» Direction
Everything from the first line of the data through the line with "gesamt_values = [2.6, 2.0, 3.9, 2.3, 28.4, 35.4, 7.8, 10.8, 6.7]" is to be echoed exactly, minus the pictures.

» Given information
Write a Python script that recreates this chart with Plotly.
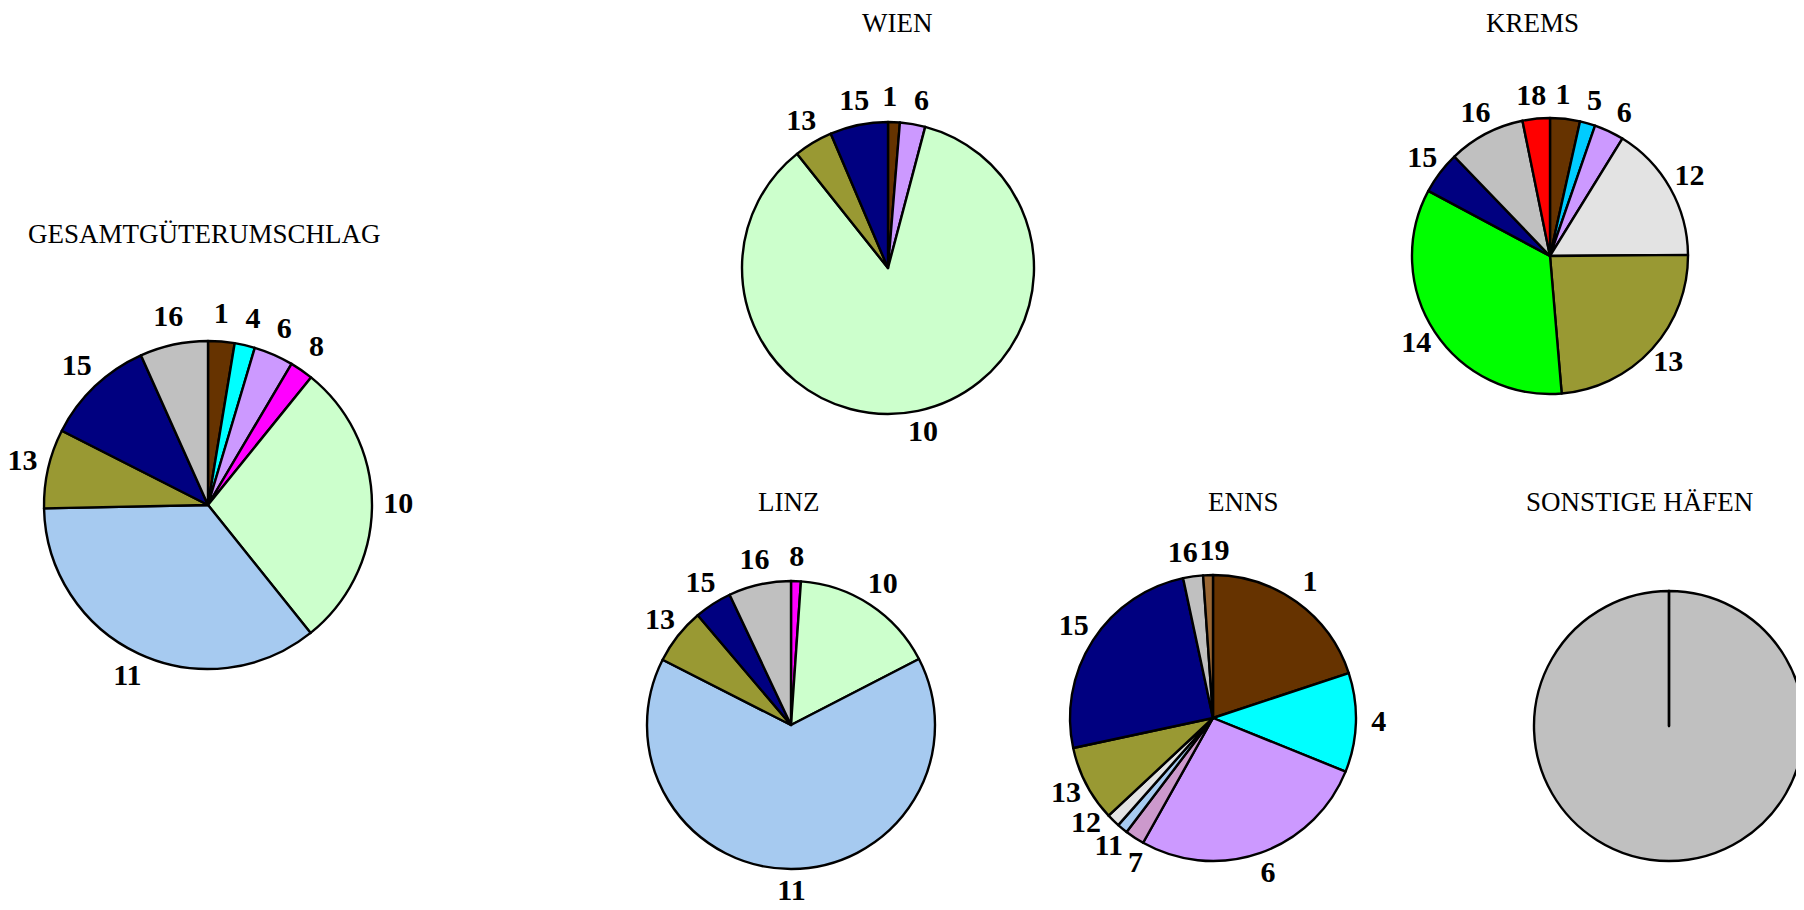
import math
import plotly.graph_objects as go

W, H = 1804, 910
OFF = 8  # default page margin of the browser body

# ---- data (shares in %) ----
gesamt_labels = ["1", "4", "6", "8", "10", "11", "13", "15", "16"]
gesamt_values = [2.6, 2.0, 3.9, 2.3, 28.4, 35.4, 7.8, 10.8, 6.7]

wien_labels = ["1", "6", "10", "13", "15"]
wien_values = [1.3, 2.8, 85.1, 4.3, 6.4]

krems_labels = ["1", "5", "6", "12", "13", "14", "15", "16", "18"]
krems_values = [3.5, 1.8, 3.5, 16.1, 23.8, 34.2, 5.0, 9.0, 3.2]

linz_labels = ["8", "10", "11", "13", "15", "16"]
linz_values = [1.1, 16.3, 65.0, 6.3, 4.2, 7.0]

enns_labels = ["1", "4", "6", "7", "11", "12", "13", "15", "16", "19"]
enns_values = [19.9, 11.2, 27.0, 2.2, 1.2, 1.5, 8.6, 25.0, 2.25, 1.1]

sonstige_labels = ["16", "19"]
sonstige_values = [100.0, 0.0001]

titles = ["GESAMTGÜTERUMSCHLAG", "WIEN", "KREMS", "LINZ", "ENNS", "SONSTIGE HÄFEN"]

# ---- styling ----
colors = {
    "1": "#663300", "4": "#00FFFF", "5": "#00CCFF", "6": "#CC99FF",
    "7": "#CC99CC", "8": "#FF00FF", "10": "#CCFFCC", "11": "#A6CAF0",
    "12": "#E3E3E3", "13": "#999933", "14": "#00FF00", "15": "#000080",
    "16": "#C0C0C0", "18": "#FF0000", "19": "#996633",
}

# layout in pixels: (center x, center y, radius, title x, title y, show labels)
geom = [
    (208, 505, 164, 204, 234, True),
    (888, 268, 146, 897, 23, True),
    (1550, 256, 138, 1532, 23, True),
    (791, 725, 144, 788, 502, True),
    (1213, 718, 143, 1243, 502, True),
    (1669, 726, 135, 1639, 502, False),
]

series = [
    (gesamt_labels, gesamt_values),
    (wien_labels, wien_values),
    (krems_labels, krems_values),
    (linz_labels, linz_values),
    (enns_labels, enns_values),
    (sonstige_labels, sonstige_values),
]

LABEL_R = 1.16      # label distance in units of pie radius
POLAR_R = 1.2       # label-layer radius in units of pie radius
MIN_GAP_PX = 32     # minimum arc spacing between neighbouring labels


def label_angles(values, radius_px):
    total = sum(values)
    mids, cum = [], 0.0
    for v in values:
        mids.append((cum + v / 2) / total * 360)
        cum += v
    n = len(mids)
    sep = math.degrees(MIN_GAP_PX / (radius_px * LABEL_R))
    for _ in range(200):
        for i in range(n):
            j = (i + 1) % n
            d = (mids[j] - mids[i]) % 360
            if d < sep:
                s = (sep - d) / 2
                mids[i] -= s
                mids[j] += s
    return mids


def domain(cx, cy, r):
    return dict(x=[max(0, (cx - r) / W), min(1, (cx + r) / W)],
                y=[max(0, 1 - (cy + r) / H), min(1, 1 - (cy - r) / H)])


fig = go.Figure()
annotations = []
layout_polars = {}
for k, ((labels, values), (cx, cy, r, tx, ty, show), title) in enumerate(zip(series, geom, titles)):
    cx, cy, tx, ty = cx - OFF, cy - OFF, tx - OFF, ty - OFF
    fig.add_trace(go.Pie(
        labels=labels,
        values=values,
        sort=False,
        direction="clockwise",
        rotation=0,
        marker=dict(colors=[colors[l] for l in labels],
                    line=dict(color="black", width=2.4)),
        textinfo="none",
        domain=domain(cx, cy, r),
        hoverinfo="skip",
        showlegend=False,
    ))
    if show:
        key = "polar" if k == 0 else f"polar{k + 1}"
        layout_polars[key] = dict(
            domain=domain(cx, cy, r * POLAR_R), bgcolor="rgba(0,0,0,0)",
            angularaxis=dict(visible=False, rotation=90, direction="clockwise"),
            radialaxis=dict(visible=False, range=[0, POLAR_R]),
        )
        fig.add_trace(go.Scatterpolar(
            subplot=key,
            r=[LABEL_R] * len(labels),
            theta=label_angles(values, r),
            mode="text",
            text=[f"<b>{l}</b>" for l in labels],
            textposition="middle center",
            textfont=dict(family="Liberation Serif", size=30, color="black"),
            cliponaxis=False,
            hoverinfo="skip",
            showlegend=False,
        ))
    annotations.append(dict(
        text=title, x=tx / W, y=1 - ty / H, xref="paper", yref="paper",
        xanchor="center", yanchor="middle", showarrow=False,
        font=dict(family="Liberation Serif", size=27, color="black"),
    ))

fig.update_layout(
    width=W, height=H,
    margin=dict(l=0, r=0, t=0, b=0),
    paper_bgcolor="white", plot_bgcolor="white",
    annotations=annotations,
    **layout_polars,
)

fig.write_html("out.html")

» Solution to the problem
Write a Python script that recreates this chart with Plotly.
import math
import plotly.graph_objects as go

W, H = 1804, 910
OFF = 8  # default page margin of the browser body

# ---- data (shares in %) ----
gesamt_labels = ["1", "4", "6", "8", "10", "11", "13", "15", "16"]
gesamt_values = [2.6, 2.0, 3.9, 2.3, 28.4, 35.4, 7.8, 10.8, 6.7]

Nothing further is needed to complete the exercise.